Who'd have thunked it? Andrew Bolt and I agree on something! The debate over whether to have homework or not has resurfaced. Many are arguing homework should be abolished, and they're not all students or even necessarily parties who stand to gain from this.
I remember being set so much homework in Year 6 that I was up past my parents' bedtime. It was the year I learned the least. Not only that, but it robbed me of a year of my childhood and contributed to it being the unhappiest year of my life, hopefully ever.
This was not because homework is an inherent evil.
The teachers I had set far too much of it for a start. It's important for young people to develop independent study habits in our society but it's also important for them to enjoy other aspects of life. Actually it's important for them to enjoy learning too. There are things to be learned through homework but too much homework leads to young people feeling weighed down and antagonistic towards their learning. If students begin to resent the work set by teachers, they will apply this attitude in the classroom (as I did for the only time in my schooling history pretty much). Everyone needs a break once in a while. There has been plenty of research that has shown that people actually get more done if you give them more breaks and chances to refresh themselves. This is because working for too long makes the mind go muddy, but also because people lose interest and start becoming angry about work when they are given too much of it.
The other problem was that it was work I was incapable of doing owing to poor teaching. Homework, if it is set, must be relevant to the learning going on in class. It has to support what is going on there.
But it also has to be work that is more achievable than the classwork. If students are going to have to work without the teacher's guidance, then the work can't be as hard. Now you might argue that they will have the parents' guidance. And I say good luck to you people who live in FairyWorld where only nice, smart parents bring up their children down the bottom of the rosegarden with help from all the garden gnomes. For those of us who want to acknowledge the problems that exist in our society, this is a flawed assumption. A lot of kids have abusive parents. And this doesn't just mean the parents who are abusive in an illegal way. There is no license required to procreate. A lot of really awful people have kids. The existence of Barbara Bush is proof. They will get yelled at for their levels of achievement on homework tasks. Not only that, but many parents won't sit down with their kids and go through their homework at all. They're too interested in what's on the box tonight and "honey can you get me a beer cos Ive had such a hard day at work" to bother with raising their own children. (This by the way is where Bolt and I are in a slight disagreement. We both acknowledge this is a problem, but I'm a bit more realistic than he is and see that this is a situation that is not exactly about to change anytime soon, no matter how much we "look at parenting methods").

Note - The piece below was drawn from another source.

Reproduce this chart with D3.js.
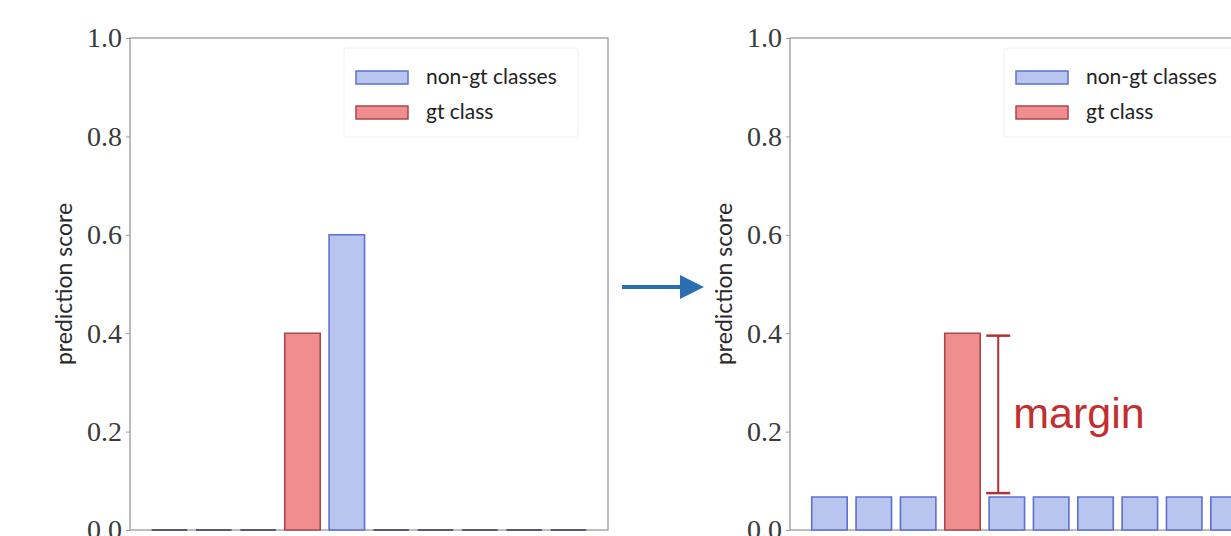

The other extreme of course is where major assignment work becomes a competition between the mothers. Which Mum can do the prettiest picture for their child's assignment. The all the work comes in to the teacher and she notices that her students have suddenly acquired great research skills and artistic abilities, even though they've never been able to demonstrate this in class.
So yeah I think the debate over homework is a valid one. I think probably more often than not, homework is not done in the optimum conditions. And to be useful, it pretty much needs to be. It at least needs to be homework that is relevant and educational, and not too challenging. Teachers probably need to cater to the kids who won't have supportive home environments when they set the tasks. They can do this by helping the kids out in the classroom a bit more or by setting different tasks. As to parenting: a lot of changes need to be made to a lot of home environments. But there's not much that can be done about this. So we need to remember that when setting homework.
Unfortunately though there is not really any way to work out whether teachers are setting good homework, nor good classwork. This is simply something we have to do through good teacher training to ensure that the people going into the classrooms are highly trained professionals with a concern for the welfare of the students.